> **Records supplied**:
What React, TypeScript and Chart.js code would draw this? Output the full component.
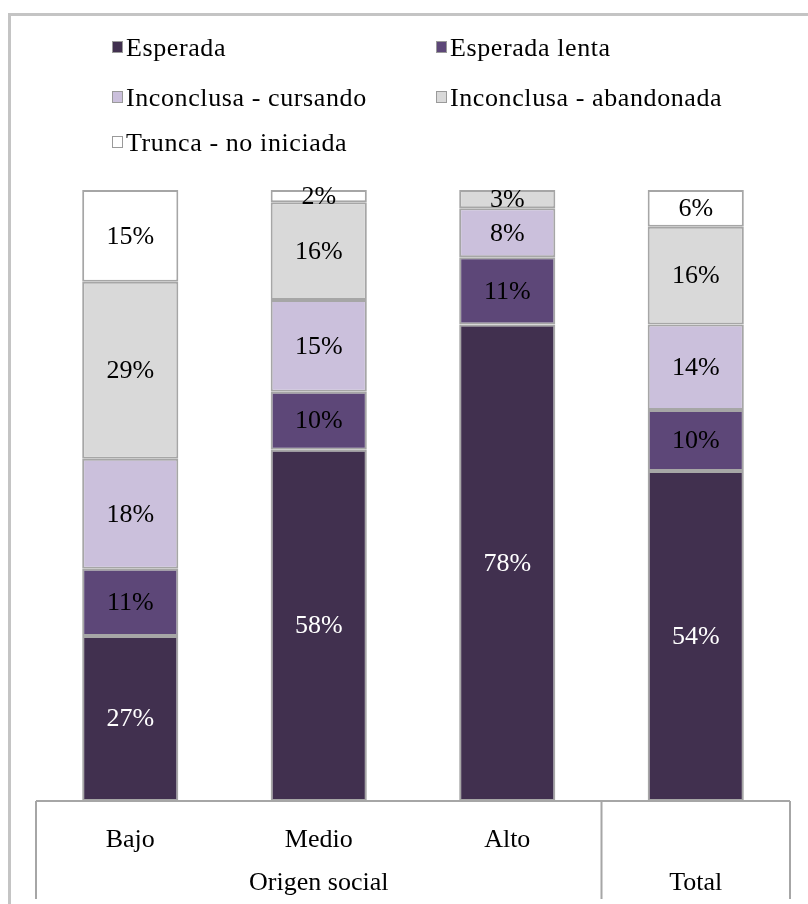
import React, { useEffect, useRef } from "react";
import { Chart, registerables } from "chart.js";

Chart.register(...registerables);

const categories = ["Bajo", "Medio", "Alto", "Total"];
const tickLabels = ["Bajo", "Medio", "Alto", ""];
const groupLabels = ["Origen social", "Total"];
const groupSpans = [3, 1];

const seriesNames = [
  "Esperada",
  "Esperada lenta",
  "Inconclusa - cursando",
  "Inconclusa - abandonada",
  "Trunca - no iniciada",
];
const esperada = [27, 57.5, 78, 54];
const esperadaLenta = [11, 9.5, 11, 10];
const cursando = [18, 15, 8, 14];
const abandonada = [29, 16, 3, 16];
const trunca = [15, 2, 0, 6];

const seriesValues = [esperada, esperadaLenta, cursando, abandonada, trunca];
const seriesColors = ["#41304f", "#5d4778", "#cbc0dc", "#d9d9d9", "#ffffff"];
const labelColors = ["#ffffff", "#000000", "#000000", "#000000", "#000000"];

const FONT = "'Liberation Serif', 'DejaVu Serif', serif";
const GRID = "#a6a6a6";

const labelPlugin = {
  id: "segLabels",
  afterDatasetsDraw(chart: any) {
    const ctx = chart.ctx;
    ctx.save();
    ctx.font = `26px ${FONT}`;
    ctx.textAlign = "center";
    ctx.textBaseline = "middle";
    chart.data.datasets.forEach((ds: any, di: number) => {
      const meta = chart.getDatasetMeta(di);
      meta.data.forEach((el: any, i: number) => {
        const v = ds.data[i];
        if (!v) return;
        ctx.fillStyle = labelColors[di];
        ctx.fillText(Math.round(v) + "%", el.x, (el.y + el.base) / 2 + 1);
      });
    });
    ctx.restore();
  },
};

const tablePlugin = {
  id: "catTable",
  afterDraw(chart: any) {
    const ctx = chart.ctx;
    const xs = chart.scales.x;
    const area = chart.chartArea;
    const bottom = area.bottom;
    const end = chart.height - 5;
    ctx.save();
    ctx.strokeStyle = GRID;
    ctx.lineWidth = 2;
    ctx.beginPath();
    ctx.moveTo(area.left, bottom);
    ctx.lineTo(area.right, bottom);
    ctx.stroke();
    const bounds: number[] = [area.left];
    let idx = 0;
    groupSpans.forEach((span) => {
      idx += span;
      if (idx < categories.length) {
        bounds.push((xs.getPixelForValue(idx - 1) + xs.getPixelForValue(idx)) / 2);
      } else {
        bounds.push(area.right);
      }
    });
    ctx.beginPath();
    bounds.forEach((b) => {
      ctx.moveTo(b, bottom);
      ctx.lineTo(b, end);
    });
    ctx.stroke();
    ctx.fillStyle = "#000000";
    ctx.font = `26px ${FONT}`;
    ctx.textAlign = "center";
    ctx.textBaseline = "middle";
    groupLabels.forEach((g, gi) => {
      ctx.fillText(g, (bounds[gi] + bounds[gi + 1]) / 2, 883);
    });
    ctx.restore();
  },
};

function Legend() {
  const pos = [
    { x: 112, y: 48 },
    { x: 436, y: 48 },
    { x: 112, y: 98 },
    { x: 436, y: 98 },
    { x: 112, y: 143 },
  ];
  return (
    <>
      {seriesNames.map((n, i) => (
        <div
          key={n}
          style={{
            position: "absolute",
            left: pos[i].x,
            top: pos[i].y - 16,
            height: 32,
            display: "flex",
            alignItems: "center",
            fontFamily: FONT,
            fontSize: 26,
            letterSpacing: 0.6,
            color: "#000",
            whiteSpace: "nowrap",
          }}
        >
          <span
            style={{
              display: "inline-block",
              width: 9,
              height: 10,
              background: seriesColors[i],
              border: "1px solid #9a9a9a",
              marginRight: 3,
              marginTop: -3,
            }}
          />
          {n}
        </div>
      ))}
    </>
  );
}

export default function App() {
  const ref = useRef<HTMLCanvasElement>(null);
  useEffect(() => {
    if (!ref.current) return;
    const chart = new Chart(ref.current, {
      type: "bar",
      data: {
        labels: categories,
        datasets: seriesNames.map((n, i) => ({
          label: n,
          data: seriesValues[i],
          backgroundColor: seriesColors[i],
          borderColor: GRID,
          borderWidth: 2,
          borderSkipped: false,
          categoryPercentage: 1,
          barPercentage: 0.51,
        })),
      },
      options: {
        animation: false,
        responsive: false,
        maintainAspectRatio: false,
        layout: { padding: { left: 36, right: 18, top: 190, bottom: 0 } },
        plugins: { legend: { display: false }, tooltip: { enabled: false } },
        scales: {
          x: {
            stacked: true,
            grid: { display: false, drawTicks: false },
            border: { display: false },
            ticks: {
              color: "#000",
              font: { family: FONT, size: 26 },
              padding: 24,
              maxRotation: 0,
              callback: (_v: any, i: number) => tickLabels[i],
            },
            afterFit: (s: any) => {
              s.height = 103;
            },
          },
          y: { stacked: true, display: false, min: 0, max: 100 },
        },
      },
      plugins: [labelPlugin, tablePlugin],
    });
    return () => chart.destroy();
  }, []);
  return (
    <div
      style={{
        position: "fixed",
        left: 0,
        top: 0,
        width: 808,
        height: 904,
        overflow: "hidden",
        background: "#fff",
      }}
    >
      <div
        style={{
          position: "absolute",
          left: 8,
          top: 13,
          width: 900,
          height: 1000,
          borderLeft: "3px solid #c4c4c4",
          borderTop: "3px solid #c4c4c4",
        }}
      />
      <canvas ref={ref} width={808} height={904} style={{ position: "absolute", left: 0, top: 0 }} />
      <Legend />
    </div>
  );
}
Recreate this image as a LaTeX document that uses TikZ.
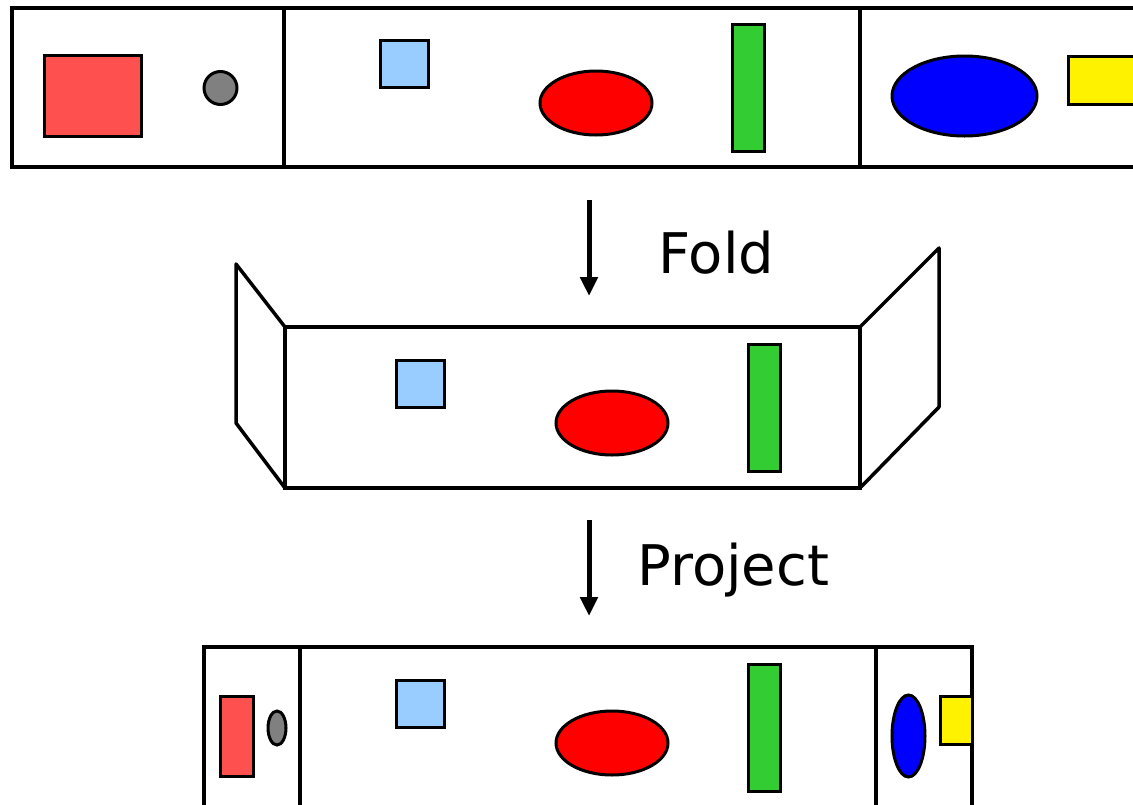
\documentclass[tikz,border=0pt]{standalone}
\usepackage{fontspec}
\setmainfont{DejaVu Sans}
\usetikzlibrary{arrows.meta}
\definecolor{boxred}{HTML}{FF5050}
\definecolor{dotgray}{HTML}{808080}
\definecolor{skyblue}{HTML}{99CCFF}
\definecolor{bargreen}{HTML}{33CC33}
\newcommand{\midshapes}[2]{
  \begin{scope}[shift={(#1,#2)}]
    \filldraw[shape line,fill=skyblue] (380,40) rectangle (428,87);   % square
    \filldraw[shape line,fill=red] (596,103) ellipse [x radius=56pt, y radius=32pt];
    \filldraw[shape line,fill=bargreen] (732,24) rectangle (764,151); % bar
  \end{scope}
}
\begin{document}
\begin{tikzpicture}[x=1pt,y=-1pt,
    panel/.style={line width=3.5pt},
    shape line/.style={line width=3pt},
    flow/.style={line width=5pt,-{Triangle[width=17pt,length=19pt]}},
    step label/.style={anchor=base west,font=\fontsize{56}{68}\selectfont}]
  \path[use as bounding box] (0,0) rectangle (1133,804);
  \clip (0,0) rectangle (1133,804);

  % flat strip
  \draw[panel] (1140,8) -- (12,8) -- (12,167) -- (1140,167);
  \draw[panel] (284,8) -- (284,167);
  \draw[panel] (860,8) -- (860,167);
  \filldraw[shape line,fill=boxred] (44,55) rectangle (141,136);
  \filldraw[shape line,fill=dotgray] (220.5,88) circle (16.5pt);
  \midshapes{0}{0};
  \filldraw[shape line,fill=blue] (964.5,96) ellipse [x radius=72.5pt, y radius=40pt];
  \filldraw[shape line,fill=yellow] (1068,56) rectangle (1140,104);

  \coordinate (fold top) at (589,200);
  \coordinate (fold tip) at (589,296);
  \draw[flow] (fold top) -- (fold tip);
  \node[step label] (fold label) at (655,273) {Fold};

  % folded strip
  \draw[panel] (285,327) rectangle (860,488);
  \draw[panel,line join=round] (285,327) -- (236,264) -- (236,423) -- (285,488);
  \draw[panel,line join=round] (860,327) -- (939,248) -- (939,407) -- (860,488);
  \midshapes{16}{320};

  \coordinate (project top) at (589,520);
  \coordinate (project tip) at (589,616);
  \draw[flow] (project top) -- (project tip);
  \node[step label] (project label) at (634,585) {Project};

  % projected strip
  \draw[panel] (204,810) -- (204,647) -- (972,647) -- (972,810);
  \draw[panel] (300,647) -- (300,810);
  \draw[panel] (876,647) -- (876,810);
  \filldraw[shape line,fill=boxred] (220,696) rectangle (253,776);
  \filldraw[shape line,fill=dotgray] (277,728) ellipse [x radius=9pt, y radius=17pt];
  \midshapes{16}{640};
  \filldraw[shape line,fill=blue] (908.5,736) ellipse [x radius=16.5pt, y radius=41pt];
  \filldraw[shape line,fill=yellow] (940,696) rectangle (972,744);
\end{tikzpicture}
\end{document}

> **Requirement**: Lines from the one with "Recreate this image" through the one with "label] (fold label)" are the only ones to quote. Quote them exactly and leave out pictures.

> **Complete response**:
Recreate this image as a LaTeX document that uses TikZ.
\documentclass[tikz,border=0pt]{standalone}
\usepackage{fontspec}
\setmainfont{DejaVu Sans}
\usetikzlibrary{arrows.meta}
\definecolor{boxred}{HTML}{FF5050}
\definecolor{dotgray}{HTML}{808080}
\definecolor{skyblue}{HTML}{99CCFF}
\definecolor{bargreen}{HTML}{33CC33}
\newcommand{\midshapes}[2]{
  \begin{scope}[shift={(#1,#2)}]
    \filldraw[shape line,fill=skyblue] (380,40) rectangle (428,87);   % square
    \filldraw[shape line,fill=red] (596,103) ellipse [x radius=56pt, y radius=32pt];
    \filldraw[shape line,fill=bargreen] (732,24) rectangle (764,151); % bar
  \end{scope}
}
\begin{document}
\begin{tikzpicture}[x=1pt,y=-1pt,
    panel/.style={line width=3.5pt},
    shape line/.style={line width=3pt},
    flow/.style={line width=5pt,-{Triangle[width=17pt,length=19pt]}},
    step label/.style={anchor=base west,font=\fontsize{56}{68}\selectfont}]
  \path[use as bounding box] (0,0) rectangle (1133,804);
  \clip (0,0) rectangle (1133,804);

  % flat strip
  \draw[panel] (1140,8) -- (12,8) -- (12,167) -- (1140,167);
  \draw[panel] (284,8) -- (284,167);
  \draw[panel] (860,8) -- (860,167);
  \filldraw[shape line,fill=boxred] (44,55) rectangle (141,136);
  \filldraw[shape line,fill=dotgray] (220.5,88) circle (16.5pt);
  \midshapes{0}{0};
  \filldraw[shape line,fill=blue] (964.5,96) ellipse [x radius=72.5pt, y radius=40pt];
  \filldraw[shape line,fill=yellow] (1068,56) rectangle (1140,104);

  \coordinate (fold top) at (589,200);
  \coordinate (fold tip) at (589,296);
  \draw[flow] (fold top) -- (fold tip);
  \node[step label] (fold label) at (655,273) {Fold};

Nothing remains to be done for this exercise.